Though he was a wealthy and successful lawyer in 1860, Stanton actively sought the position of Secretary of War.

"Though my personal fortunes suffer from government service, I must stay close and try to moderate this man's mad schemes," he wrote. "A rational man would let the southern states go. Without the North’s industrial might the Confederacy will quickly wither. They will petition to rejoin the United States in a year or two. Yet I fear that this gangly fool will settle for nothing less than war. He will throw away millions of innocent lives just to be seen as a strong leader -- and give the South the kind of switch-beating his own mama gave him."

Stanton often worked late at the White House, rewriting orders for suicidal military advances ordered by the president.

"It is a daily struggle against lunacy," a weary Stanton recorded on February 9, 1865. "He screams at his wife Mary, yelling that she's a spy for the South and ordering her to sleep with the servants. He asks his son Robert to go kite flying -- at night."

Those actions troubled the secretary less than Lincoln's attitude toward the South.
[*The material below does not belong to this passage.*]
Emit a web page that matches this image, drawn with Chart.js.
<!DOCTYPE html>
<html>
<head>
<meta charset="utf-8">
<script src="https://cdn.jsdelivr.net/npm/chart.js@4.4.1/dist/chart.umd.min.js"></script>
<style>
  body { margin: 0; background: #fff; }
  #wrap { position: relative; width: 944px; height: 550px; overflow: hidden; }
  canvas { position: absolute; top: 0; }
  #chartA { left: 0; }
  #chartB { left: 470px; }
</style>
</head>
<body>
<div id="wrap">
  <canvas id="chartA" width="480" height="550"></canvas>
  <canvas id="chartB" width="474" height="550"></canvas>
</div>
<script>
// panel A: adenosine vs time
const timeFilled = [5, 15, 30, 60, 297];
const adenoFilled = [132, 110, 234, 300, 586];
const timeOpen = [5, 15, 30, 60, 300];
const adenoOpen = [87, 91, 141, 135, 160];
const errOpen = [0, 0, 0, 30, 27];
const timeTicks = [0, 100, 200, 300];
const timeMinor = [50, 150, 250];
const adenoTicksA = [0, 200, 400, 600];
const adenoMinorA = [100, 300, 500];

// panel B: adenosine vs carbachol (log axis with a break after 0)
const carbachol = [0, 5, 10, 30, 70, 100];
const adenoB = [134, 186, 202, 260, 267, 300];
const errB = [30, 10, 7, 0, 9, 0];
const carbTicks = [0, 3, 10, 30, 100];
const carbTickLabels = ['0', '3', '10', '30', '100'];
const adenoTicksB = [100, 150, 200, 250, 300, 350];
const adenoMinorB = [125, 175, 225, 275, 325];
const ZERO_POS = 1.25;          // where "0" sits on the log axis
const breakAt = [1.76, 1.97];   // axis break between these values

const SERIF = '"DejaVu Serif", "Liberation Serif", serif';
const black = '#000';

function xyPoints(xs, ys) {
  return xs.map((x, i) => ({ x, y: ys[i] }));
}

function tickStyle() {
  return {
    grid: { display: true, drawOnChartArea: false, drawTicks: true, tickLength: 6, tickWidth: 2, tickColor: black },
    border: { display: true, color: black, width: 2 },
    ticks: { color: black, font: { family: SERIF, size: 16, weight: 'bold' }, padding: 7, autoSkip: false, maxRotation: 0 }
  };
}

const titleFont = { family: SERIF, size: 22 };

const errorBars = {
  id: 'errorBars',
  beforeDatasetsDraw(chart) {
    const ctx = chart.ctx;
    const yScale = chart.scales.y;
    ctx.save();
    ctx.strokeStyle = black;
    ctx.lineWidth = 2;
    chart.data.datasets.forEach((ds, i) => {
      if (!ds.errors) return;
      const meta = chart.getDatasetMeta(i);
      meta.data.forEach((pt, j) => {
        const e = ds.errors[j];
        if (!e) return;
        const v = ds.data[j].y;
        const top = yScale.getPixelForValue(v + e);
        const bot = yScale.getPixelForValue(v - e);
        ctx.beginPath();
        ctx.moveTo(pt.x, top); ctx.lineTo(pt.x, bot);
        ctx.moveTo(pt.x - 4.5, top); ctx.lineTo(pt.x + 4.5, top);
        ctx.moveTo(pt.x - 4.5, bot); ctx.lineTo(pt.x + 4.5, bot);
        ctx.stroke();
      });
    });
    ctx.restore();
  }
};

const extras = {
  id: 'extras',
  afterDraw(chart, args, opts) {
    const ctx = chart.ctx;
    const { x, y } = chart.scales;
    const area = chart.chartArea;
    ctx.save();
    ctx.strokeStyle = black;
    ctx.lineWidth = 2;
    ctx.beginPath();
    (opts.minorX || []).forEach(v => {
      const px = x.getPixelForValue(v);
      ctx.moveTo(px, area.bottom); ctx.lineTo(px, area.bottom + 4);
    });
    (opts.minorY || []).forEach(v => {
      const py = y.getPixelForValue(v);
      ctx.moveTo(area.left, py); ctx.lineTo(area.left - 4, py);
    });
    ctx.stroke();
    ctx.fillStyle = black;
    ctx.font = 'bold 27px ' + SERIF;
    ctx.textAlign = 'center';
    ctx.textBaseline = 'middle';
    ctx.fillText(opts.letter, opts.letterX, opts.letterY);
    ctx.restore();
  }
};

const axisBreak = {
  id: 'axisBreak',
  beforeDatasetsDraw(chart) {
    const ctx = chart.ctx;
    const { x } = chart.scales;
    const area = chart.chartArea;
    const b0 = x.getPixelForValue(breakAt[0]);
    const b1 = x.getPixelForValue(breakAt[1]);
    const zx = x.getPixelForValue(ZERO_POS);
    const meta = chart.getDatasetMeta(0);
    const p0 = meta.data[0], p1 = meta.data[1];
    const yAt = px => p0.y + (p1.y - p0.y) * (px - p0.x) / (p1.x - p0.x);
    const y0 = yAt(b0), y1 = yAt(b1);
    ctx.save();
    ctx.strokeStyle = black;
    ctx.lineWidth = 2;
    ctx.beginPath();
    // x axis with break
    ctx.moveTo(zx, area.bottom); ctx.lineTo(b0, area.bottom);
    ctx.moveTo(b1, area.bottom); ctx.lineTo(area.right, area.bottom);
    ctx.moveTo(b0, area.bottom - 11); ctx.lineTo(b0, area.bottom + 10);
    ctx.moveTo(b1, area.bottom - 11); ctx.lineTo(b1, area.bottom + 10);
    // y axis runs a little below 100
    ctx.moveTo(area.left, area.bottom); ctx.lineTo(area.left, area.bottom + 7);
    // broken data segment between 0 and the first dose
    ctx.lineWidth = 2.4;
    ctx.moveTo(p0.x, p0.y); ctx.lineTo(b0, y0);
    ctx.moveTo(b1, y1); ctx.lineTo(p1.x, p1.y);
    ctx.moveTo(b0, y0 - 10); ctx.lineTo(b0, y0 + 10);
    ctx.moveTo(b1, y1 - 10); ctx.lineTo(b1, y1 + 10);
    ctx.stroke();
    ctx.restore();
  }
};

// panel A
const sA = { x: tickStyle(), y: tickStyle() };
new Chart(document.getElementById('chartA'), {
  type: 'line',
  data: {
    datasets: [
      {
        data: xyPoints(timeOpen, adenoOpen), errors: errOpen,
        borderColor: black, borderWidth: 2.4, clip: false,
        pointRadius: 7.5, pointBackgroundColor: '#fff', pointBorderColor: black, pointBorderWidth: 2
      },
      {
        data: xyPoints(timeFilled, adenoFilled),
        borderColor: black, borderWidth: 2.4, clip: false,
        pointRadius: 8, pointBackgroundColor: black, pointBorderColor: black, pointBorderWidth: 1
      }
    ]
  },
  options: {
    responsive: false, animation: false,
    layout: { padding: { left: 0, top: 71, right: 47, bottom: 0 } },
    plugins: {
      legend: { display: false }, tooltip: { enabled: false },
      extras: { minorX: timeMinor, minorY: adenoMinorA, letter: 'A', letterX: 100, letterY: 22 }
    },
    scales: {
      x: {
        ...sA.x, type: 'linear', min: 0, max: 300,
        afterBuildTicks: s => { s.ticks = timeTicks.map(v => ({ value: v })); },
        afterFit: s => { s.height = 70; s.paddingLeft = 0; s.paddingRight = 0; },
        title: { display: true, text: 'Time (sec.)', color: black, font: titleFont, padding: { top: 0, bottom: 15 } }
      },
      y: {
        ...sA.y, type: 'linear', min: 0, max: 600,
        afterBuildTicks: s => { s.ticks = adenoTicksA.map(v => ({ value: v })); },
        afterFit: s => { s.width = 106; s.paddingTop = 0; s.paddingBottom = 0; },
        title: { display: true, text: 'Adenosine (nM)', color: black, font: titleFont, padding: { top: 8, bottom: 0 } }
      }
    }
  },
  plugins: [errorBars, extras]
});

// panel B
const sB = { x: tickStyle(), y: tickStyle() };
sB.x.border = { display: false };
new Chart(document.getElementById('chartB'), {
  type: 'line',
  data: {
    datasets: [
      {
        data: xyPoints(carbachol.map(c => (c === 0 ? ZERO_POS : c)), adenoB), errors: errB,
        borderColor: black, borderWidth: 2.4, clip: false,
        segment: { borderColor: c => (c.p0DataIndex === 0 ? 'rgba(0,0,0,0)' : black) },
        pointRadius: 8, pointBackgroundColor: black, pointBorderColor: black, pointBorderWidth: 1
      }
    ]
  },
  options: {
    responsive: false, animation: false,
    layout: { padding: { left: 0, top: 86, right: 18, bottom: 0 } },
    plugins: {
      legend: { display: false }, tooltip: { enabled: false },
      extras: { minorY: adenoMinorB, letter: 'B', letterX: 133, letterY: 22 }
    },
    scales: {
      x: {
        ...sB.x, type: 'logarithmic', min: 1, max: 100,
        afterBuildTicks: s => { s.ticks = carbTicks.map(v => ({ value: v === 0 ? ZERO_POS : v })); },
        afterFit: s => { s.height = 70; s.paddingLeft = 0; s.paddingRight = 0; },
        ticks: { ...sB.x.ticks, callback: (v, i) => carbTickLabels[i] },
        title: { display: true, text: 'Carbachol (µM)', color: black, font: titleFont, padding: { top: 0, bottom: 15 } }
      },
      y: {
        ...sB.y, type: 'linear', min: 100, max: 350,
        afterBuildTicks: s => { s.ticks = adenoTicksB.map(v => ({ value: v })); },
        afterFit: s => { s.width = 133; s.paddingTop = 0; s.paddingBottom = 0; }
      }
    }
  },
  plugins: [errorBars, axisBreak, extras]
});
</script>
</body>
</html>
"The rebels soon will be defeated and Lincoln is fixated on putting President Jefferson Davis and General Robert E. Lee on trial," Stanton noted. "'They are traitors!’ he mutters as he walks the corridors of the Executive Mansion, shaking his bony fist. ‘They must hang!’ I fear that if we kill their proudest sons, the South will never reunite with the North. They will burn their crops and slaughter their farm animals and the southern states will starve. Disease and poverty will embrace the reunited nation. The suffering will go on for years.

"Our only option is a terrible one: Abraham Lincoln must die!"
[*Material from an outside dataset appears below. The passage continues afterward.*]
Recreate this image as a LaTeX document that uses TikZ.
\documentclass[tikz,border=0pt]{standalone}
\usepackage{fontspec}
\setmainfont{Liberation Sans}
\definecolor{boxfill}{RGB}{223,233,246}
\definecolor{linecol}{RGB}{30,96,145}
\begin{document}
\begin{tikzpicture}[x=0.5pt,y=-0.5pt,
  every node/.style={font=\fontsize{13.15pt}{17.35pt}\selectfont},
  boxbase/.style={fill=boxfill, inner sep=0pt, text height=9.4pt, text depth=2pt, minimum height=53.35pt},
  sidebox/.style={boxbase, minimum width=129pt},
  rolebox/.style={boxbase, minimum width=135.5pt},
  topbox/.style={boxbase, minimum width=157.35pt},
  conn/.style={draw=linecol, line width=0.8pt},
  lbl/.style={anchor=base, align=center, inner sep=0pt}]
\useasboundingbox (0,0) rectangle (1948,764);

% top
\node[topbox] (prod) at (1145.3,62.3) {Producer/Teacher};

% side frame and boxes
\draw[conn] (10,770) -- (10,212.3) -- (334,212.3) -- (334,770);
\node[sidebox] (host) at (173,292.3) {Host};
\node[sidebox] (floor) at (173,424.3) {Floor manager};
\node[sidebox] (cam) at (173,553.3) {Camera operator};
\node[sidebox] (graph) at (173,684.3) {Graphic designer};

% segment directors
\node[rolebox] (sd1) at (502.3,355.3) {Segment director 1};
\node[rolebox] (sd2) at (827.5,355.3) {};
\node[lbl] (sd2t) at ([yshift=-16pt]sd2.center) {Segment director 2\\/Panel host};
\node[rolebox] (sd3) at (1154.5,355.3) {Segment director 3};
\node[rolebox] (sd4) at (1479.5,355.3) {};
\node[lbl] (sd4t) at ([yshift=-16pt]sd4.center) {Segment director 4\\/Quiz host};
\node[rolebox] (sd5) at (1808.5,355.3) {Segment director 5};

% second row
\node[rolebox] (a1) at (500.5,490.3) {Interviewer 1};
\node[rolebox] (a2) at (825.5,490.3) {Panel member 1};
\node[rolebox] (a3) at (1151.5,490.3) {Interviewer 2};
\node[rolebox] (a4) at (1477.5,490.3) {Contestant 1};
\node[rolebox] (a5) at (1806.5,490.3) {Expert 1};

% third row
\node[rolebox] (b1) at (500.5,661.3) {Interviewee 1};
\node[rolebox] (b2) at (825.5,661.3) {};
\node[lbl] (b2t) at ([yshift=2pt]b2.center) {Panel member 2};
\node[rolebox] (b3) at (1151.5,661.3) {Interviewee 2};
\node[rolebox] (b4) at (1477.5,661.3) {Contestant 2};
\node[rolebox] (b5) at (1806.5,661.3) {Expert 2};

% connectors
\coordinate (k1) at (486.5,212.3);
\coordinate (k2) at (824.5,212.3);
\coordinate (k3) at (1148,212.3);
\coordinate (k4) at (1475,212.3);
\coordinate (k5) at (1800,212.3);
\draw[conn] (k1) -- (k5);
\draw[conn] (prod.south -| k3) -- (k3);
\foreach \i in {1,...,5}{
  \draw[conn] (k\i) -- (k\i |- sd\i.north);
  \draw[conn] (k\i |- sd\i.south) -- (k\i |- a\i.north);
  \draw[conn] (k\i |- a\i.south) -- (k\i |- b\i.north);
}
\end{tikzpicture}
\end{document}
Stanton conceived how to do it. John Wilkes Booth was one of the most famous faces of his day. He sympathized with the south and his fame allowed him freedom of movement throughout Washington. He was the perfect man to execute Stanton’s plan - and the president.

"Though it will cost him his reputation and no doubt his life, Booth has agreed to be the instrument of America’s salvation," Stanton wrote.

On April 14, five days after the South surrendered, Stanton got word to Booth that Lincoln was to attend a play at Washington’s Ford’s Theater. That night, the actor slipped into Lincoln’s box and shot the president dead.

"We shall carry the burden of this terrible secret to our graves," Stanton wrote of the assassination. "But with poor Mr. Lincoln gone, the South will spare itself from suicide and reconcile with the North. The Union has been saved."